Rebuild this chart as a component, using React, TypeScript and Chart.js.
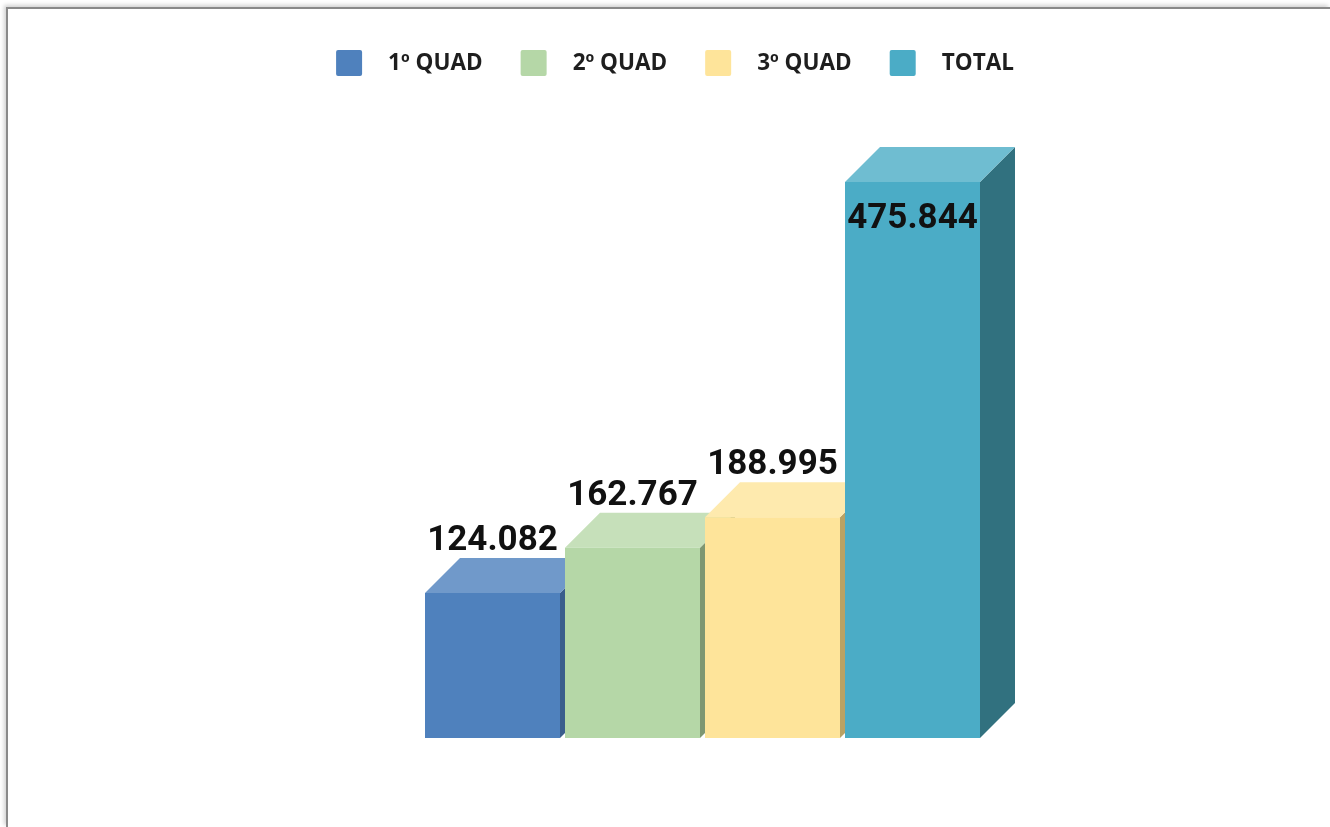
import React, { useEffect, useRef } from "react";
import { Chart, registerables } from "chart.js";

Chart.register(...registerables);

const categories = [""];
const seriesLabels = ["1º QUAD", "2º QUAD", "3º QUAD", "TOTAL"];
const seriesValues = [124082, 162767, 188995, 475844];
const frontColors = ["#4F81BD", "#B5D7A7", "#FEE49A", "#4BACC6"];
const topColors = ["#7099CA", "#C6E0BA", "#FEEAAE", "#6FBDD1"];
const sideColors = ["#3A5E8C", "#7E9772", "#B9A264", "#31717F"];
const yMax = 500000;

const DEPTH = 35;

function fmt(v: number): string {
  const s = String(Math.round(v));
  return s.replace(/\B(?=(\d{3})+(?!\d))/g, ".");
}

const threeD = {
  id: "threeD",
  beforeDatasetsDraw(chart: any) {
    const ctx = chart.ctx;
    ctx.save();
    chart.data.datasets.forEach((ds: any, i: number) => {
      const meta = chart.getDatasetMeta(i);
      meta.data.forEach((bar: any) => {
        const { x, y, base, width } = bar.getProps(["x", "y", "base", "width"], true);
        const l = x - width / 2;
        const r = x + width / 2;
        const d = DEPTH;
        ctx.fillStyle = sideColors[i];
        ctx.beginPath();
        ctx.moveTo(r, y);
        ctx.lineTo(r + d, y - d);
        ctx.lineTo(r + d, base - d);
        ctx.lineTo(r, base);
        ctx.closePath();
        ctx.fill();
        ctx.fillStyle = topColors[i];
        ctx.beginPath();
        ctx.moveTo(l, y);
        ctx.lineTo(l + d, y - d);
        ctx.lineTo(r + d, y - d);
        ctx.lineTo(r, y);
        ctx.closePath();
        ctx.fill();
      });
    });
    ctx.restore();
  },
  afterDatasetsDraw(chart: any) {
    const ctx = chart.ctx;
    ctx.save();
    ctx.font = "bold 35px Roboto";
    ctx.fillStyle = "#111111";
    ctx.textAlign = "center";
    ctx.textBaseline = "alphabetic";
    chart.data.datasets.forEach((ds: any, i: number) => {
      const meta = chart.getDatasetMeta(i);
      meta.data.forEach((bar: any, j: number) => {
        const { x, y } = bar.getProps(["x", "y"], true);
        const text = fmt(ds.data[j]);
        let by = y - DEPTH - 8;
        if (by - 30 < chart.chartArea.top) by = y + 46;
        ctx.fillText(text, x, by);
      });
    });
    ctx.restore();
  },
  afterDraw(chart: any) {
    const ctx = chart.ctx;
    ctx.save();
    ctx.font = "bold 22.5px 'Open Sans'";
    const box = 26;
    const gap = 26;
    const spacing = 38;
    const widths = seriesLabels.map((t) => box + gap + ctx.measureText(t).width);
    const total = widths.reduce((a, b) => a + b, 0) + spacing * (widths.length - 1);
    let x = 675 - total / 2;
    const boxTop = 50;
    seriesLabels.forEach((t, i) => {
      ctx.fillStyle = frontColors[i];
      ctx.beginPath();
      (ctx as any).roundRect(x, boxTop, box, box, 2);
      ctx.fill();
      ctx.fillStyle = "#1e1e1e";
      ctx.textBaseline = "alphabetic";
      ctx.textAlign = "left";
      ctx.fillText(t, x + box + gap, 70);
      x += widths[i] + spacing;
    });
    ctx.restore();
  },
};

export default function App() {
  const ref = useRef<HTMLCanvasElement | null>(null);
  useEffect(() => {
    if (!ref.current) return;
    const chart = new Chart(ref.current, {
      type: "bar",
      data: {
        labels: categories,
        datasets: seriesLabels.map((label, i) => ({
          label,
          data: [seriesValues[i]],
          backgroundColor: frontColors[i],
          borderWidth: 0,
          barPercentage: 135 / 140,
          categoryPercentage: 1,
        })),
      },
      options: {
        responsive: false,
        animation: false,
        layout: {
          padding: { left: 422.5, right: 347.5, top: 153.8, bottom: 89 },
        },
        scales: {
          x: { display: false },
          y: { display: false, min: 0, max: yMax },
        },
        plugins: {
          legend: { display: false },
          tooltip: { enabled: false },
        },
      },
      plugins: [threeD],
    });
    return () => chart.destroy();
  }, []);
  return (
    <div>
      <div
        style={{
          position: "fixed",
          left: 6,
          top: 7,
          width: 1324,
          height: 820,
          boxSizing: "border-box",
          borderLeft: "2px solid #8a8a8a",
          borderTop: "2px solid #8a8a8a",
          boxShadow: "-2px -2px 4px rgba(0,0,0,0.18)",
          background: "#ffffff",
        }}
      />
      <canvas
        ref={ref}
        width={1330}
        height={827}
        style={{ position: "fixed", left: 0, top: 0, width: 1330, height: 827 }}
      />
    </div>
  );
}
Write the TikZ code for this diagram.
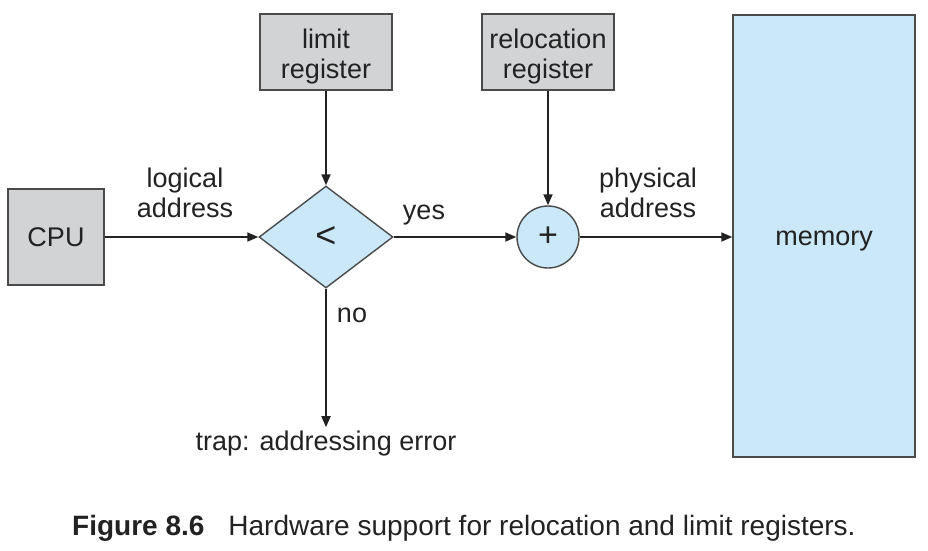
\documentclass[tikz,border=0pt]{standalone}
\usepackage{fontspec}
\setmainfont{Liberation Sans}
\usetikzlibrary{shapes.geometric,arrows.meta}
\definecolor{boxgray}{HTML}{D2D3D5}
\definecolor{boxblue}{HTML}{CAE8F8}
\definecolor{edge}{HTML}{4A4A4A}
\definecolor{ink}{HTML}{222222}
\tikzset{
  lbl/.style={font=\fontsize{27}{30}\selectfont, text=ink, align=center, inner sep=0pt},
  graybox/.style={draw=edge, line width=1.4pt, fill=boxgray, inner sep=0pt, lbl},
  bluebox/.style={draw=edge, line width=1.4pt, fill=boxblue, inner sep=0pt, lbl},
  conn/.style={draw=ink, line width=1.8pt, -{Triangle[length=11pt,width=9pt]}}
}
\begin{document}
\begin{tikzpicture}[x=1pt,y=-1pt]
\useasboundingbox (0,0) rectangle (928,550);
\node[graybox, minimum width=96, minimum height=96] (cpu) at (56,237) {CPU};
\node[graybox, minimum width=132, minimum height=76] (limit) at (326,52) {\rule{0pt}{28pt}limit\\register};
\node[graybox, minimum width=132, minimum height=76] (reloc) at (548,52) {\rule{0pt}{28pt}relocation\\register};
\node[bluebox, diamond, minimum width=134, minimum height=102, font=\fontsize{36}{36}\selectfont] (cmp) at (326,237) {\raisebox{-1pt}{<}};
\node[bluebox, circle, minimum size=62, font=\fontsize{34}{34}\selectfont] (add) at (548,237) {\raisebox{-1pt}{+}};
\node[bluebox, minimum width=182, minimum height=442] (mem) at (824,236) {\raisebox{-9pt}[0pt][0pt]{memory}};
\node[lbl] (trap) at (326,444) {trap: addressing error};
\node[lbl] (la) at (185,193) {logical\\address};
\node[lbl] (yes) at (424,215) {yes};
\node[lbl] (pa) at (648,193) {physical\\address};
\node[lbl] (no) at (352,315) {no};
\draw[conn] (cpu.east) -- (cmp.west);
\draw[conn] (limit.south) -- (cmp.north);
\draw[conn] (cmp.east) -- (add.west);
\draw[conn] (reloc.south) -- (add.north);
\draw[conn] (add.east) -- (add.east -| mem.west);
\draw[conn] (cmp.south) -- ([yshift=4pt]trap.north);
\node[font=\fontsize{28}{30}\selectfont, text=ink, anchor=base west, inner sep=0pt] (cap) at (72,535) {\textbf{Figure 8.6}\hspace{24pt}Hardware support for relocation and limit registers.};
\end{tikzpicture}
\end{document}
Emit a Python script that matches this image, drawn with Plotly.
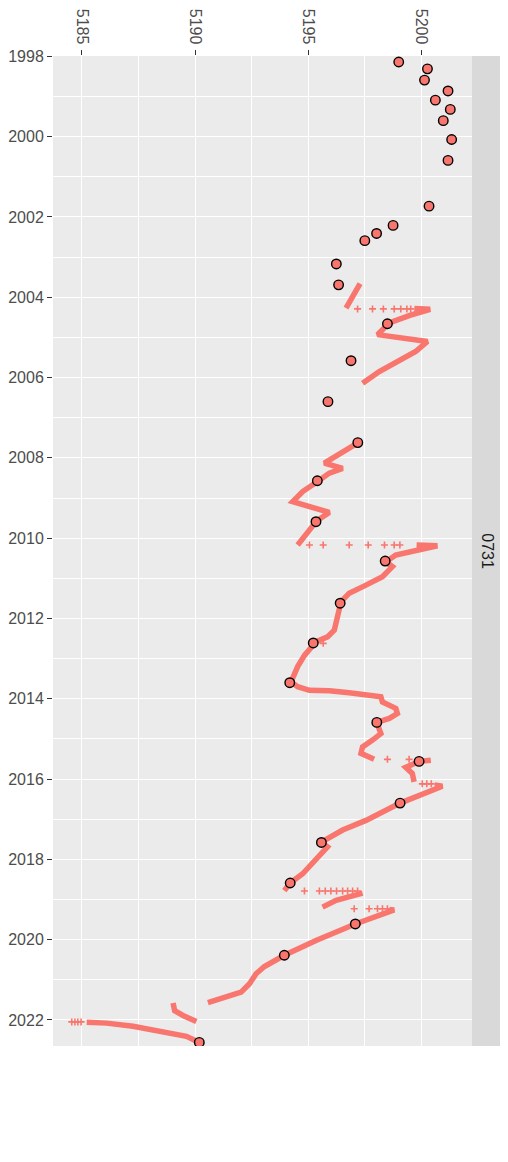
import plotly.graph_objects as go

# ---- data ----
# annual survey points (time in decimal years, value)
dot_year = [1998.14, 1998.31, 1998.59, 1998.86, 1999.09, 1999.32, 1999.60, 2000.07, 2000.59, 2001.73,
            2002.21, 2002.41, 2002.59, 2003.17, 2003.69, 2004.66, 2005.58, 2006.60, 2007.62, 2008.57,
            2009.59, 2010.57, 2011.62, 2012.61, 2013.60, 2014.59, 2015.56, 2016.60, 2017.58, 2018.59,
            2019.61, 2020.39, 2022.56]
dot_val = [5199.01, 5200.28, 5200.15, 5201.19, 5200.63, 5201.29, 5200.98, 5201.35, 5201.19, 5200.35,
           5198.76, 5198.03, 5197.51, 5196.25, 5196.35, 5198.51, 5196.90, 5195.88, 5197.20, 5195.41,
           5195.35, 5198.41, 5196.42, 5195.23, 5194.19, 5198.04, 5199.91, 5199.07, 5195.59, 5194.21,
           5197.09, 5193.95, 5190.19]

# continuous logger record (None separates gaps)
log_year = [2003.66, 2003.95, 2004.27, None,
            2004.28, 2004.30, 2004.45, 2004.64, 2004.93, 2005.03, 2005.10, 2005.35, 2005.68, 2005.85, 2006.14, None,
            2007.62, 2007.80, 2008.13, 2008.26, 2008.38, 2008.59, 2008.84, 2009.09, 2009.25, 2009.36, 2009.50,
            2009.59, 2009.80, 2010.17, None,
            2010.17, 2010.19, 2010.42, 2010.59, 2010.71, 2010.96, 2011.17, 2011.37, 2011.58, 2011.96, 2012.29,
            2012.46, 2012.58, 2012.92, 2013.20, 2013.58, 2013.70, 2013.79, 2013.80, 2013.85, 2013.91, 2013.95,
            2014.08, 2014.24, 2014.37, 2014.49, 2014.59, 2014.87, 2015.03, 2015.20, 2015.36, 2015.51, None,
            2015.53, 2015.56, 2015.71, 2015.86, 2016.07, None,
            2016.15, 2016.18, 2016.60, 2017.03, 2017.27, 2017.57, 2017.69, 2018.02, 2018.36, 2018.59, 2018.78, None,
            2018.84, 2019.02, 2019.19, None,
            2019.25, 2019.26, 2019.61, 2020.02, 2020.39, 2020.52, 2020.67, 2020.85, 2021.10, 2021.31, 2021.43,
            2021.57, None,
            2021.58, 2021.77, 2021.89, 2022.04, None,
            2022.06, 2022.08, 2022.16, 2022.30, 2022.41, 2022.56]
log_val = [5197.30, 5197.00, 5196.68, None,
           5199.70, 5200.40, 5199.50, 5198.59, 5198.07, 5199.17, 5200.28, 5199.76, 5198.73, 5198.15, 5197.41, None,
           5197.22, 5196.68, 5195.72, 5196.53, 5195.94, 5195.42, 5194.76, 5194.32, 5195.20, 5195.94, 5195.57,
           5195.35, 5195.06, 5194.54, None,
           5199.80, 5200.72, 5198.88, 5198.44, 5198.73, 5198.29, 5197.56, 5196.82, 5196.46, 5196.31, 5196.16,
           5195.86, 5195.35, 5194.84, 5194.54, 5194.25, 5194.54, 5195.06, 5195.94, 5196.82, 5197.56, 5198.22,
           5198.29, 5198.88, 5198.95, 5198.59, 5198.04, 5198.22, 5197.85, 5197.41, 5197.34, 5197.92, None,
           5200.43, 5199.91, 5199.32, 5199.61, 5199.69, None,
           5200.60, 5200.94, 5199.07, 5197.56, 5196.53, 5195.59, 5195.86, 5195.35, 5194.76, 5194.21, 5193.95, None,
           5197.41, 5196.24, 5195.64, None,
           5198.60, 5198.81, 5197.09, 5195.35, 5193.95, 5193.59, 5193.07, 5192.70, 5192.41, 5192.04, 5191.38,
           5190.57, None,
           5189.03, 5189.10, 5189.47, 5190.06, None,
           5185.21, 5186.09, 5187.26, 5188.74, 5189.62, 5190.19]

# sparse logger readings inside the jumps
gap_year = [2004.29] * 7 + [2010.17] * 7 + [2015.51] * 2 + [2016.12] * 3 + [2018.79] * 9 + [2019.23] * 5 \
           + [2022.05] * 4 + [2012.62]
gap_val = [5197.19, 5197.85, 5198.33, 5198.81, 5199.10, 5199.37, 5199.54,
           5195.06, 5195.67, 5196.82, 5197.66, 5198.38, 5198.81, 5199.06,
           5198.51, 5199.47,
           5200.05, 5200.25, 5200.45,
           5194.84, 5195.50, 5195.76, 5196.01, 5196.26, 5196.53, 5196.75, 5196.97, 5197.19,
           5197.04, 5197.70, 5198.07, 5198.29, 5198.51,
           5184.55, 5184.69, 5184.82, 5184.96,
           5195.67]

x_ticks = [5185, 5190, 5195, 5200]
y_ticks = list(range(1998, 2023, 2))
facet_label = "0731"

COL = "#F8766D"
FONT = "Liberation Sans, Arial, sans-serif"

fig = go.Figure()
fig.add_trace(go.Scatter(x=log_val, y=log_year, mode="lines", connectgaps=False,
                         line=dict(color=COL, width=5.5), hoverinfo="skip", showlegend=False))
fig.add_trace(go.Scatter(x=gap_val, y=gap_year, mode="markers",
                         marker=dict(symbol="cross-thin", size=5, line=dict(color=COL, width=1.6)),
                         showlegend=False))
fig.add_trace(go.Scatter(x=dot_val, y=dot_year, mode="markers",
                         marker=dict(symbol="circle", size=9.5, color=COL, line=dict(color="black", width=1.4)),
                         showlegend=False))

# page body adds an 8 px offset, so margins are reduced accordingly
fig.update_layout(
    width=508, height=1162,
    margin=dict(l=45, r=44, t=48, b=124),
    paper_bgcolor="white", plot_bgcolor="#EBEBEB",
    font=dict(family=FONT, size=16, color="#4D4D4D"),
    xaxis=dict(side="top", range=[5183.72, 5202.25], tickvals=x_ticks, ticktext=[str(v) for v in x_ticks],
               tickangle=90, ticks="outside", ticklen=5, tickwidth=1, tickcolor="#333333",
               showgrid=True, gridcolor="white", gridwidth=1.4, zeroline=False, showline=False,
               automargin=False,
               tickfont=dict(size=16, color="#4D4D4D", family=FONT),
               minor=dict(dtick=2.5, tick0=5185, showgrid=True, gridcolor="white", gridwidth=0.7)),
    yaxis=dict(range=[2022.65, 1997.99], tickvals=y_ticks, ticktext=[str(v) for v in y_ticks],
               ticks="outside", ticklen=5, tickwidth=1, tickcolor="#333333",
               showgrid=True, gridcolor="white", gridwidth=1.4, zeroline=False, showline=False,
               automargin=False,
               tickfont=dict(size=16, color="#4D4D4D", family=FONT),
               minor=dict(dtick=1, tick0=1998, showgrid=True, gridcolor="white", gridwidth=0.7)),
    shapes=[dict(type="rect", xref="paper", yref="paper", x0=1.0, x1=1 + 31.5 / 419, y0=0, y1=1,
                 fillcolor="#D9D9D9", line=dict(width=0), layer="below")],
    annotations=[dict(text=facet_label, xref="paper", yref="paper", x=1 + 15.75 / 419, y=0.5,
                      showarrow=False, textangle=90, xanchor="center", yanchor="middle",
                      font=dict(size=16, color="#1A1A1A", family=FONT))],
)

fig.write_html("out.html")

· · ·

TASK → Both the first line of the records above and the line containing "Chart.register(...registerables);" belong in the copy; please return them and every line between, exactly, minus the pictures.

FULL SOLUTION →
Rebuild this chart as a component, using React, TypeScript and Chart.js.
import React, { useEffect, useRef } from "react";
import { Chart, registerables } from "chart.js";

Chart.register(...registerables);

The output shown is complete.